Reyes, who enjoys cycling in his spare time, says he’s pleased with the level of progress he has seen so far in his students. Some, he says, “didn’t know which side of the street to ride on” at first.
“Our goal is just to get them to ride their bicycles more than they’re doing now,” Reyes says of the BLAST program. “If they get out there, if they ride their bikes to school five days a week and back home, that’s more exercise that they get during that week than if they didn’t ride their bikes. Hopefully, if they like it enough, it’ll become more of a hobby.”
Surprisingly, he says, about a quarter of his students had never ridden a bicycle before. Some New York families (nearly 75 percent of students there are labeled “economically disadvantaged,” according to the Kansas State Department of Education) may not be able to afford one, he speculates. Others may have held off on teaching their kids how to ride for unrelated reasons, Reyes says.
Either way, young people are not as bicycle-savvy as they once were. At least, that’s been the finding of Denise Johnson, the district’s curriculum coordinator of health and wellness, throughout the implementation of the BLAST program.
Even at Lawrence’s more affluent schools, there are still pockets of students who don’t know how to ride, she says.
“It is absolutely widespread,” says Johnson, who admits she would’ve chalked up the phenomenon to economic reasons at first glance.
“We’re in this time where … everything’s scheduled for them. They go to dance practice and gymnastics practice and then they have basketball practice, and there isn’t really time to spend outdoors and ride your bike and hang out with your friends and run around like what we’ve had” in older generations of kids, she says. “I think that’s part of it.”

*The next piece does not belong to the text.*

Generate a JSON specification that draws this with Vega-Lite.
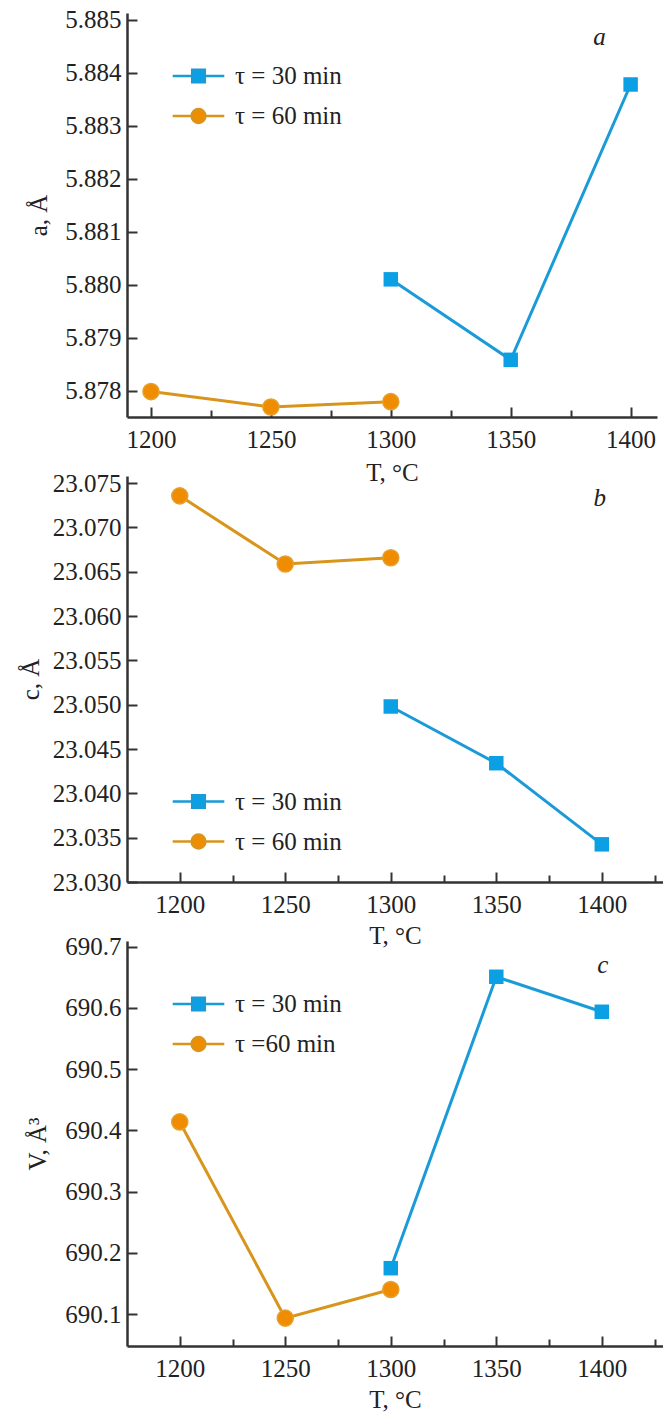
{
  "$schema": "https://vega.github.io/schema/vega-lite/v6.json",
  "background": "white",
  "padding": {"left": 18, "top": 7, "right": 0, "bottom": 0},
  "spacing": 59,
  "bounds": "flush",
  "config": {
    "view": {"stroke": null},
    "font": "Liberation Serif",
    "axis": {
      "labelFont": "Liberation Serif",
      "labelFontSize": 25,
      "labelColor": "#222222",
      "titleFont": "Liberation Serif",
      "titleFontSize": 25,
      "titleFontWeight": "normal",
      "titleColor": "#222222",
      "domainColor": "#333333",
      "domainWidth": 2.5,
      "tickColor": "#333333",
      "tickWidth": 2,
      "grid": false,
      "labelOverlap": false,
      "labelFlush": false
    },
    "legend": {
      "labelFont": "Liberation Serif",
      "labelFontSize": 25,
      "labelColor": "#222222"
    }
  },
  "resolve": {
    "scale": {"x": "independent", "y": "independent", "color": "independent"},
    "legend": {"color": "independent"}
  },
  "vconcat": [
    {
      "width": 530,
      "height": 404,
      "data": {"values": [
        {"T": 1300, "v": 5.8801, "s": "τ = 30 min"},
        {"T": 1350, "v": 5.87858, "s": "τ = 30 min"},
        {"T": 1400, "v": 5.88378, "s": "τ = 30 min"},
        {"T": 1200, "v": 5.87798, "s": "τ = 60 min"},
        {"T": 1250, "v": 5.87769, "s": "τ = 60 min"},
        {"T": 1300, "v": 5.87779, "s": "τ = 60 min"}
      ]},
      "layer": [
        {
          "mark": {"type": "line", "strokeWidth": 3},
          "encoding": {
            "x": {"field": "T", "type": "quantitative",
              "scale": {"domain": [1190, 1411], "nice": false, "zero": false},
              "axis": {"title": "T, °C", "values": [1200, 1225, 1250, 1275, 1300, 1325, 1350, 1375, 1400], "format": "d",
                "labelExpr": "datum.value % 50 === 0 ? datum.label : ''",
                "tickSize": {"condition": {"test": "datum.value % 50 === 0", "value": -10}, "value": -7},
                "labelPadding": 20, "titleY": 55, "titleBaseline": "middle"}},
            "y": {"field": "v", "type": "quantitative",
              "scale": {"domain": [5.8775, 5.88513], "nice": false, "zero": false},
              "axis": {"title": "a, Å", "values": [5.878, 5.8785, 5.879, 5.8795, 5.88, 5.8805, 5.881, 5.8815, 5.882, 5.8825, 5.883, 5.8835, 5.884, 5.8845, 5.885], "format": ".3f",
                "labelExpr": "abs(datum.value * 1000 - round(datum.value * 1000)) < 0.000001 ? datum.label : ''",
                "tickSize": {"condition": {"test": "abs(datum.value * 1000 - round(datum.value * 1000)) < 0.000001", "value": -10}, "value": -7},
                "labelPadding": 16, "titleX": -88.6, "titleY": 202, "titleBaseline": "middle", "titleAngle": -90}},
            "color": {"field": "s", "type": "nominal",
              "scale": {"domain": ["τ = 30 min", "τ = 60 min"], "range": ["#1a9bd8", "#d8951c"]},
              "legend": {"title": null, "orient": "none", "legendX": 59, "legendY": 50.5, "direction": "vertical", "padding": 0, "rowPadding": 14, "labelOffset": 24, "symbolSize": 144, "labelLimit": 0,
                "encode": {"symbols": {"update": {
                  "shape": {"signal": "datum.index === 0 ? 'M-4.3,0H-1.05M1.05,0H4.3M-1.05,-1.05H1.05V1.05H-1.05Z' : 'M-4.3,0H-1.15M1.15,0H4.3M-1.15,0A1.15,1.15 0 1,0 1.15,0A1.15,1.15 0 1,0 -1.15,0Z'"},
                  "fill": {"signal": "datum.index === 0 ? '#0ba0e4' : '#f08c00'"},
                  "strokeWidth": {"value": 2.5},
                  "size": {"value": 144},
                  "opacity": {"value": 1}
                }}}}}
          }
        },
        {
          "transform": [{"filter": "datum.s === 'τ = 30 min'"}],
          "mark": {"type": "point", "shape": "square", "filled": true, "color": "#0ba0e4", "size": 210, "opacity": 1},
          "encoding": {"x": {"field": "T", "type": "quantitative"}, "y": {"field": "v", "type": "quantitative"}}
        },
        {
          "transform": [{"filter": "datum.s !== 'τ = 30 min'"}],
          "mark": {"type": "point", "shape": "circle", "filled": true, "fill": "#f08c00", "stroke": "#e6a030", "strokeWidth": 1.5, "size": 260, "opacity": 1},
          "encoding": {"x": {"field": "T", "type": "quantitative"}, "y": {"field": "v", "type": "quantitative"}}
        },
        {
          "data": {"values": [{"k": "a"}]},
          "mark": {"type": "text", "font": "Liberation Serif", "fontSize": 25, "fontStyle": "italic", "color": "#222222", "align": "center", "baseline": "middle"},
          "encoding": {
            "x": {"datum": 1387, "type": "quantitative"},
            "y": {"datum": 5.88468, "type": "quantitative"},
            "text": {"field": "k", "type": "nominal"}
          }
        }
      ]
    },
    {
      "width": 536,
      "height": 406,
      "data": {"values": [
        {"T": 1300, "v": 23.0498, "s": "τ = 30 min"},
        {"T": 1350, "v": 23.0434, "s": "τ = 30 min"},
        {"T": 1400, "v": 23.03425, "s": "τ = 30 min"},
        {"T": 1200, "v": 23.07356, "s": "τ = 60 min"},
        {"T": 1250, "v": 23.06587, "s": "τ = 60 min"},
        {"T": 1300, "v": 23.06658, "s": "τ = 60 min"}
      ]},
      "layer": [
        {
          "mark": {"type": "line", "strokeWidth": 3},
          "encoding": {
            "x": {"field": "T", "type": "quantitative",
              "scale": {"domain": [1175, 1429], "nice": false, "zero": false},
              "axis": {"title": "T, °C", "values": [1200, 1225, 1250, 1275, 1300, 1325, 1350, 1375, 1400, 1425], "format": "d",
                "labelExpr": "datum.value % 50 === 0 ? datum.label : ''",
                "tickSize": {"condition": {"test": "datum.value % 50 === 0", "value": -10}, "value": -7},
                "labelPadding": 20, "titleY": 53, "titleBaseline": "middle"}},
            "y": {"field": "v", "type": "quantitative",
              "scale": {"domain": [23.03, 23.0758], "nice": false, "zero": false},
              "axis": {"title": "c, Å", "values": [23.03, 23.0325, 23.035, 23.0375, 23.04, 23.0425, 23.045, 23.0475, 23.05, 23.0525, 23.055, 23.0575, 23.06, 23.0625, 23.065, 23.0675, 23.07, 23.0725, 23.075], "format": ".3f",
                "labelExpr": "abs(datum.value * 200 - round(datum.value * 200)) < 0.000001 ? datum.label : ''",
                "tickSize": {"condition": {"test": "abs(datum.value * 200 - round(datum.value * 200)) < 0.000001", "value": -10}, "value": -7},
                "labelPadding": 16, "titleX": -96.6, "titleY": 203, "titleBaseline": "middle", "titleAngle": -90}},
            "color": {"field": "s", "type": "nominal",
              "scale": {"domain": ["τ = 30 min", "τ = 60 min"], "range": ["#1a9bd8", "#d8951c"]},
              "legend": {"title": null, "orient": "none", "legendX": 59, "legendY": 313, "direction": "vertical", "padding": 0, "rowPadding": 14, "labelOffset": 24, "symbolSize": 144, "labelLimit": 0,
                "encode": {"symbols": {"update": {
                  "shape": {"signal": "datum.index === 0 ? 'M-4.3,0H-1.05M1.05,0H4.3M-1.05,-1.05H1.05V1.05H-1.05Z' : 'M-4.3,0H-1.15M1.15,0H4.3M-1.15,0A1.15,1.15 0 1,0 1.15,0A1.15,1.15 0 1,0 -1.15,0Z'"},
                  "fill": {"signal": "datum.index === 0 ? '#0ba0e4' : '#f08c00'"},
                  "strokeWidth": {"value": 2.5},
                  "size": {"value": 144},
                  "opacity": {"value": 1}
                }}}}}
          }
        },
        {
          "transform": [{"filter": "datum.s === 'τ = 30 min'"}],
          "mark": {"type": "point", "shape": "square", "filled": true, "color": "#0ba0e4", "size": 210, "opacity": 1},
          "encoding": {"x": {"field": "T", "type": "quantitative"}, "y": {"field": "v", "type": "quantitative"}}
        },
        {
          "transform": [{"filter": "datum.s !== 'τ = 30 min'"}],
          "mark": {"type": "point", "shape": "circle", "filled": true, "fill": "#f08c00", "stroke": "#e6a030", "strokeWidth": 1.5, "size": 260, "opacity": 1},
          "encoding": {"x": {"field": "T", "type": "quantitative"}, "y": {"field": "v", "type": "quantitative"}}
        },
        {
          "data": {"values": [{"k": "b"}]},
          "mark": {"type": "text", "font": "Liberation Serif", "fontSize": 25, "fontStyle": "italic", "color": "#222222", "align": "center", "baseline": "middle"},
          "encoding": {
            "x": {"datum": 1399, "type": "quantitative"},
            "y": {"datum": 23.07331, "type": "quantitative"},
            "text": {"field": "k", "type": "nominal"}
          }
        }
      ]
    },
    {
      "width": 536,
      "height": 405,
      "data": {"values": [
        {"T": 1300, "v": 690.175, "s": "τ = 30 min"},
        {"T": 1350, "v": 690.6506, "s": "τ = 30 min"},
        {"T": 1400, "v": 690.5935, "s": "τ = 30 min"},
        {"T": 1200, "v": 690.4137, "s": "τ =60 min"},
        {"T": 1250, "v": 690.0935, "s": "τ =60 min"},
        {"T": 1300, "v": 690.1403, "s": "τ =60 min"}
      ]},
      "layer": [
        {
          "mark": {"type": "line", "strokeWidth": 3},
          "encoding": {
            "x": {"field": "T", "type": "quantitative",
              "scale": {"domain": [1175, 1429], "nice": false, "zero": false},
              "axis": {"title": "T, °C", "values": [1200, 1225, 1250, 1275, 1300, 1325, 1350, 1375, 1400, 1425], "format": "d",
                "labelExpr": "datum.value % 50 === 0 ? datum.label : ''",
                "tickSize": {"condition": {"test": "datum.value % 50 === 0", "value": -10}, "value": -7},
                "labelPadding": 20, "titleY": 53, "titleBaseline": "middle"}},
            "y": {"field": "v", "type": "quantitative",
              "scale": {"domain": [690.048, 690.709], "nice": false, "zero": false},
              "axis": {"title": "V, Å³", "values": [690.1, 690.15, 690.2, 690.25, 690.3, 690.35, 690.4, 690.45, 690.5, 690.55, 690.6, 690.65, 690.7], "format": ".1f",
                "labelExpr": "abs(datum.value * 10 - round(datum.value * 10)) < 0.000001 ? datum.label : ''",
                "tickSize": {"condition": {"test": "abs(datum.value * 10 - round(datum.value * 10)) < 0.000001", "value": -10}, "value": -7},
                "labelPadding": 16, "titleX": -89.6, "titleY": 202.5, "titleBaseline": "middle", "titleAngle": -90}},
            "color": {"field": "s", "type": "nominal",
              "scale": {"domain": ["τ = 30 min", "τ =60 min"], "range": ["#1a9bd8", "#d8951c"]},
              "legend": {"title": null, "orient": "none", "legendX": 59, "legendY": 50.5, "direction": "vertical", "padding": 0, "rowPadding": 14, "labelOffset": 24, "symbolSize": 144, "labelLimit": 0,
                "encode": {"symbols": {"update": {
                  "shape": {"signal": "datum.index === 0 ? 'M-4.3,0H-1.05M1.05,0H4.3M-1.05,-1.05H1.05V1.05H-1.05Z' : 'M-4.3,0H-1.15M1.15,0H4.3M-1.15,0A1.15,1.15 0 1,0 1.15,0A1.15,1.15 0 1,0 -1.15,0Z'"},
                  "fill": {"signal": "datum.index === 0 ? '#0ba0e4' : '#f08c00'"},
                  "strokeWidth": {"value": 2.5},
                  "size": {"value": 144},
                  "opacity": {"value": 1}
                }}}}}
          }
        },
        {
          "transform": [{"filter": "datum.s === 'τ = 30 min'"}],
          "mark": {"type": "point", "shape": "square", "filled": true, "color": "#0ba0e4", "size": 210, "opacity": 1},
          "encoding": {"x": {"field": "T", "type": "quantitative"}, "y": {"field": "v", "type": "quantitative"}}
        },
        {
          "transform": [{"filter": "datum.s !== 'τ = 30 min'"}],
          "mark": {"type": "point", "shape": "circle", "filled": true, "fill": "#f08c00", "stroke": "#e6a030", "strokeWidth": 1.5, "size": 260, "opacity": 1},
          "encoding": {"x": {"field": "T", "type": "quantitative"}, "y": {"field": "v", "type": "quantitative"}}
        },
        {
          "data": {"values": [{"k": "c"}]},
          "mark": {"type": "text", "font": "Liberation Serif", "fontSize": 25, "fontStyle": "italic", "color": "#222222", "align": "center", "baseline": "middle"},
          "encoding": {
            "x": {"datum": 1400.5, "type": "quantitative"},
            "y": {"datum": 690.67, "type": "quantitative"},
            "text": {"field": "k", "type": "nominal"}
          }
        }
      ]
    }
  ]
}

With PE teachers leading the charge, Johnson and district leaders hope to encourage students to reach for a bicycle instead of a candy bar in the evenings after school. Reyes is optimistic that his students might develop a similar appreciation for the activity.
In the meantime, the district has applied for another grant, this time through the Health Department-coordinated LiveWell Lawrence coalition. With additional funds, the district would be able to purchase a second fleet of bicycles to circulate through all 14 elementary schools in Lawrence, giving teachers and students more time with the program.
To really feel comfortable on a bike, students need more than “just four or five days,” Johnson says. Still, she’s encouraged by the results she has seen already, as has New York Principal Nancy DeGarmo.
Some kids, DeGarmo says, are even pedaling their own bicycles to school for the lessons.
“Kids are loving it,” she says. “When kids remember to bring something to school, you know they’re loving it.”